BEFORE the Domestic Debt Data Exercise and Solvency Test conducted in the 36 states across the country by the Debt Management Office, DMO, in December 2012 which its findings were recently published in The Guardian newspaper, many Nigerians were quite aware that some states were in serious financial quagmire to the extent that they were surviving on borrowing.
Some of the state governments have not helped matters as they fail to cut the their coats according to available cloth. While some of them have been able to do so prudently by plugging wastages and extravagance in governance, others have continued to be wasteful in managing the funds at their disposal.
With this development and 2015 fast approaching, some politicians in a desperate bid to score cheap popularity and gain relevance have falsely accused their state governors of reckless borrowing from financial institutions to run and develop the states. Some of these politicians, however, were not able to substantiate the allegations with accurate and verifiable data before now.
Prominently among such politicians were ex-governors who had fallen out of favour with their successors due to the former’s overbearing influence and interference in governance, which the latter have stoutly resisted. For many of us from Abia we had initially believed such allegations by some politicians from the state, thinking that they had accurate information with regards to government activities.

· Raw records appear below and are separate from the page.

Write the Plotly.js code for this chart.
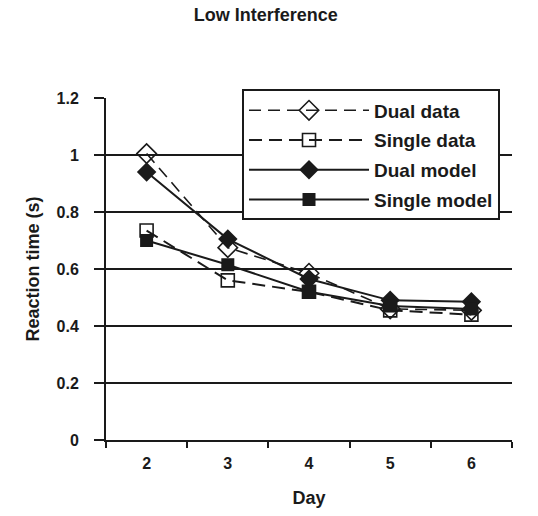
<!DOCTYPE html>
<html>
<head>
<meta charset="utf-8">
<script src="https://cdn.plot.ly/plotly-3.0.1.min.js"></script>
<style>body{margin:0;padding:0;background:#fff}#chart{width:538px;height:516px}</style>
</head>
<body>
<div id="chart"></div>
<script>
var days = ['2', '3', '4', '5', '6'];
var dualData = [1.005, 0.675, 0.585, 0.46, 0.455];
var singleData = [0.735, 0.56, 0.52, 0.455, 0.44];
var dualModel = [0.94, 0.705, 0.565, 0.49, 0.485];
var singleModel = [0.70, 0.615, 0.52, 0.47, 0.46];
var yTicks = [0, 0.2, 0.4, 0.6, 0.8, 1, 1.2];
var yTickText = ['0', '0.2', '0.4', '0.6', '0.8', '1', '1.2'];

var fnt = 'Liberation Sans, Arial, sans-serif';
var ink = '#1a1a1a';
var traces = [
  {x: days, y: dualData, name: 'Dual data', mode: 'lines+markers', legendgroup: 'a',
   line: {color: ink, width: 1.6, dash: '12px,7px'},
   marker: {symbol: 'diamond-open', size: 15, color: ink, line: {width: 1.6, color: ink}}},
  {x: days, y: singleData, name: 'Single data', mode: 'lines+markers', legendgroup: 'b',
   line: {color: ink, width: 2, dash: '13px,7px'},
   marker: {symbol: 'square-open', size: 13, color: ink, line: {width: 1.6, color: ink}}},
  {x: days, y: dualModel, name: 'Dual model', mode: 'lines+markers', legendgroup: 'c',
   line: {color: ink, width: 2},
   marker: {symbol: 'diamond', size: 15, color: ink}},
  {x: days, y: singleModel, name: 'Single model', mode: 'lines+markers', legendgroup: 'd',
   line: {color: ink, width: 2},
   marker: {symbol: 'square', size: 13, color: ink}}
];

var layout = {
  width: 538, height: 516,
  margin: {l: 106, r: 26, t: 98, b: 76},
  paper_bgcolor: '#fff', plot_bgcolor: '#fff',
  font: {family: fnt, color: ink},
  title: {text: '<b>Low Interference</b>', font: {size: 18, family: fnt, color: ink},
          x: 0.494, xanchor: 'center', xref: 'container', y: 0.971, yanchor: 'middle'},
  xaxis: {type: 'category', range: [-0.5, 4.5], tickson: 'boundaries', ticks: 'outside',
          ticklen: 6, tickwidth: 2, tickcolor: ink,
          showline: true, linecolor: ink, linewidth: 2, showgrid: false,
          ticklabelstandoff: 8,
          tickfont: {size: 16, family: fnt, color: ink, weight: 'bold'},
          title: {text: '<b>Day</b>', font: {size: 18, family: fnt, color: ink}, standoff: 20},
          zeroline: false, fixedrange: true},
  yaxis: {range: [0, 1.2], tickvals: yTicks, ticktext: yTickText, ticks: 'outside',
          ticklen: 10, tickwidth: 2, tickcolor: ink,
          showline: true, linecolor: ink, linewidth: 2,
          showgrid: true, gridcolor: ink, gridwidth: 2, zeroline: false,
          ticklabelstandoff: 12,
          tickfont: {size: 16, family: fnt, color: ink, weight: 'bold'},
          title: {text: '<b>Reaction time (s)</b>', font: {size: 18, family: fnt, color: ink}, standoff: 12},
          fixedrange: true},
  showlegend: true,
  legend: {x: 0.335, xanchor: 'left', y: 1.025, yanchor: 'top', bgcolor: '#fff',
           bordercolor: ink, borderwidth: 2, itemwidth: 120, tracegroupgap: 2,
           traceorder: 'grouped',
           font: {size: 19, family: fnt, color: ink, weight: 'bold'}}
};

Plotly.newPlot('chart', traces, layout, {displayModeBar: false, staticPlot: true});
</script>
</body>
</html>
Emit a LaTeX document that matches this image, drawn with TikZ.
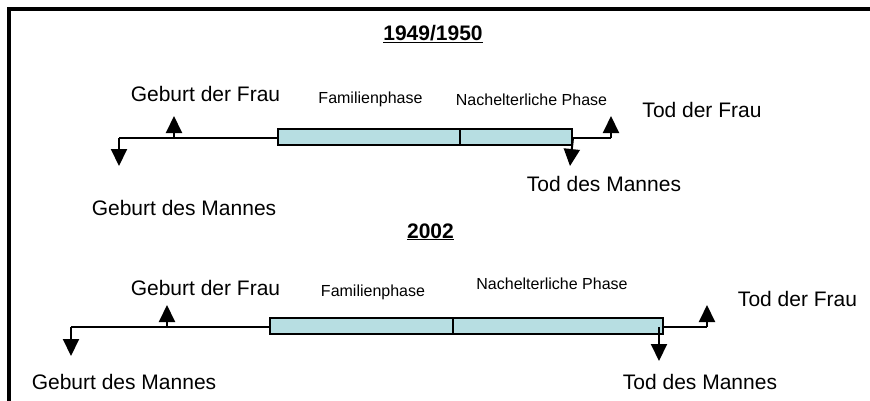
\documentclass[tikz,border=0pt]{standalone}
\usepackage{fontspec}
\setmainfont{Liberation Sans}
\usetikzlibrary{arrows.meta}
\definecolor{boxfill}{RGB}{183,222,226}
\begin{document}
\begin{tikzpicture}[x=1pt,y=-1pt,
 lbl/.style={anchor=base,inner sep=0pt,font=\fontsize{21}{24}\selectfont},
 sml/.style={anchor=base,inner sep=0pt,font=\fontsize{16}{19}\selectfont},
 ttl/.style={anchor=base,inner sep=0pt,font=\fontsize{21}{24}\selectfont\bfseries},
 phase/.style={draw,line width=2pt,fill=boxfill,inner sep=0pt,anchor=north west,minimum height=16pt},
 tl/.style={line width=2pt},
 arr/.style={line width=2pt,-{Triangle[width=16pt,length=17pt]}}]
\useasboundingbox (0,0) rectangle (870,400);
\clip (0,0) rectangle (870,400);
\draw[line width=4pt] (8.5,420) -- (8.5,8.5) -- (890,8.5);

% ---------- 1949/1950 ----------
\node[ttl] (t1) at (433,40) {\underline{1949/1950}};
\node[phase,minimum width=182pt] (f1) at (277,128) {};
\node[phase,minimum width=112pt] (n1) at (459,128) {};
\coordinate (gm1) at (119,138);
\coordinate (gm1t) at (119,166);
\coordinate (gf1) at (174,138);
\coordinate (gf1t) at (174,116);
\coordinate (tf1) at (611,138);
\coordinate (tf1t) at (611,116);
\coordinate (tm1t) at (570,166);
\draw[tl] (gm1) -- (f1.west |- gm1);
\draw[tl] (n1.east |- tf1) -- (tf1);
\draw[arr] (gm1) -- (gm1t);
\draw[arr] (gf1) -- (gf1t);
\draw[arr] (tf1) -- (tf1t);
\draw[arr] (n1.east |- gm1) -- (tm1t);
\node[lbl] (lgf1) at (205.5,101) {Geburt der Frau};
\node[sml] (lfp1) at (370.5,103) {Familienphase};
\node[sml] (lnp1) at (531.5,105) {Nachelterliche Phase};
\node[lbl] (ltf1) at (702,117) {Tod der Frau};
\node[lbl] (ltm1) at (604,191) {Tod des Mannes};
\node[lbl] (lgm1) at (184,215) {Geburt des Mannes};

% ---------- 2002 ----------
\node[ttl] (t2) at (430.5,238) {\underline{2002}};
\node[phase,minimum width=183pt] (f2) at (269,317) {};
\node[phase,minimum width=210pt] (n2) at (452,317) {};
\coordinate (gm2) at (71,327);
\coordinate (gm2t) at (71,356);
\coordinate (gf2) at (167,327);
\coordinate (gf2t) at (167,305);
\coordinate (tf2) at (707,327);
\coordinate (tf2t) at (707,305);
\coordinate (tm2) at (659,327);
\coordinate (tm2t) at (659,361);
\draw[tl] (gm2) -- (f2.west |- gm2);
\draw[tl] (n2.east |- tf2) -- (tf2);
\draw[arr] (gm2) -- (gm2t);
\draw[arr] (gf2) -- (gf2t);
\draw[arr] (tf2) -- (tf2t);
\draw[arr] (tm2) -- (tm2t);
\node[lbl] (lgf2) at (205.5,295) {Geburt der Frau};
\node[sml] (lfp2) at (373,296) {Familienphase};
\node[sml] (lnp2) at (552,289) {Nachelterliche Phase};
\node[lbl] (ltf2) at (797.5,306) {Tod der Frau};
\node[lbl] (lgm2) at (124,389) {Geburt des Mannes};
\node[lbl] (ltm2) at (700,389) {Tod des Mannes};
\end{tikzpicture}
\end{document}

Besides, in what looked like lending credence to the allegations, the Central Bank of Nigeria, CBN, had in January this year warned money-deposit banks in the country against the continued lending of credit to states, local councils and their agencies because of the risk implication.
So we had before now believed totally the allegation by the former governor of Abia State, Chief Orji Uzor Kalu that his successor, Chief Theodore Orji, has been massively borrowing from financial institutions to run the state, thereby putting the state into high profile debts. Though I am aware that sometime at the beginning of his administration, Orji tried to raise bonds from the capital market for developmental projects, but the idea was heavily criticized by opposition party members in the State Assembly then. That was how the idea became dead on arrival. Since then we have not heard anything publicly about state government borrowing.
Relatedly, Kalu had, ahead of the 2011 general elections, in a publication claimed that Orji had been borrowing since he came into office even though he did not inherit any debt from him (Kalu) in 2007. But Orji’s administration presented a documentary evidence which were advertised in newspapers showing that they inherited more than N29.9 billion debts from Kalu’s administration which included backlog of council workers salaries and arrears, adverts placed during Kalu’s presidential campaign, and others.
Orji’s administration insisted that it had not borrowed and is not borrowing to run and develop the state since it came into office, rather it has been servicing the debts it inherited from its predecessor and at the same time utilizing the state resources prudently to provide the expected democracy dividends for the people.
But following the release of the DMO Report on states debt profile and solvency across the country, I had thought Abia would top the list of indebted states in the country considering the massive ongoing and completed projects that were scattered across the state, coupled with the allegations by Kalu that the present government has been surviving by borrowing from financial institutions.
But to my greatest surprise, Abia was not among the high profile indebted states in the country today. The Report has, therefore vindicated the AbiaState government and some other state governments that have been falsely accused by the political enemies of the governors without accurate data from relevant authorities. The DMO report has shown it all and Nigerians can now separate the rice from the chaff in respect of their states’ debt profile and financial solvency status.
Though the Report showed that Abia, like other states is owing, but not as high as alleged by political enemies of the state. All things considered, it is expected that the state will owe considering the many completed and ongoing projects in the state. With the Report, it is now clear that with the rapid and unprecedented developmental projects on ground in Abia today, the government has shown a good example of prudent management of both material and human resources. It is a development which has placed the state among the fastest growing investment-driven states in the country today with a unique peaceful and secured environment. If truly Governor Orji has been borrowing from financial institutions as alleged by Kalu and others, there is no way such would not reflect in the DMO Report.
This Report has not only exposed the pathological lies and armchair criticisms of some politicians and their cohorts against their state governments, it has equally shown that the Abia government, in the face of overwhelming challenges, is performing, in spite the little resources at its disposal.
Looking at the high profile debts of some of the states as indicated in the Report and the level of infrastructural developments in such states, one would be forced to ask what do their state governments do or are doing with their Monthly Federation Allocation, Internally Generated Revenue, IGR and the borrowed funds. This is because what were on ground in the states in terms of infrastructural developments and others are not commensurate with their debts profile.
This situation puts a question mark on the financial prudence and accountability of some state governors, especially when a state like Abia with its low profile debt could achieve much within a short period. More worrisome is the facts that some states with high debts profile have nothing to show or justify such debts in the area of human and infrastructural developments.
Again all those who have falsely deceived the public for so long by accusing the Abia government of under-performance and over borrowing should openly apologise to the state government and the people of the state.
Mr. JUDE CHIBUOYIM, a commentator on national issues, wrote from Owerri, Imo State.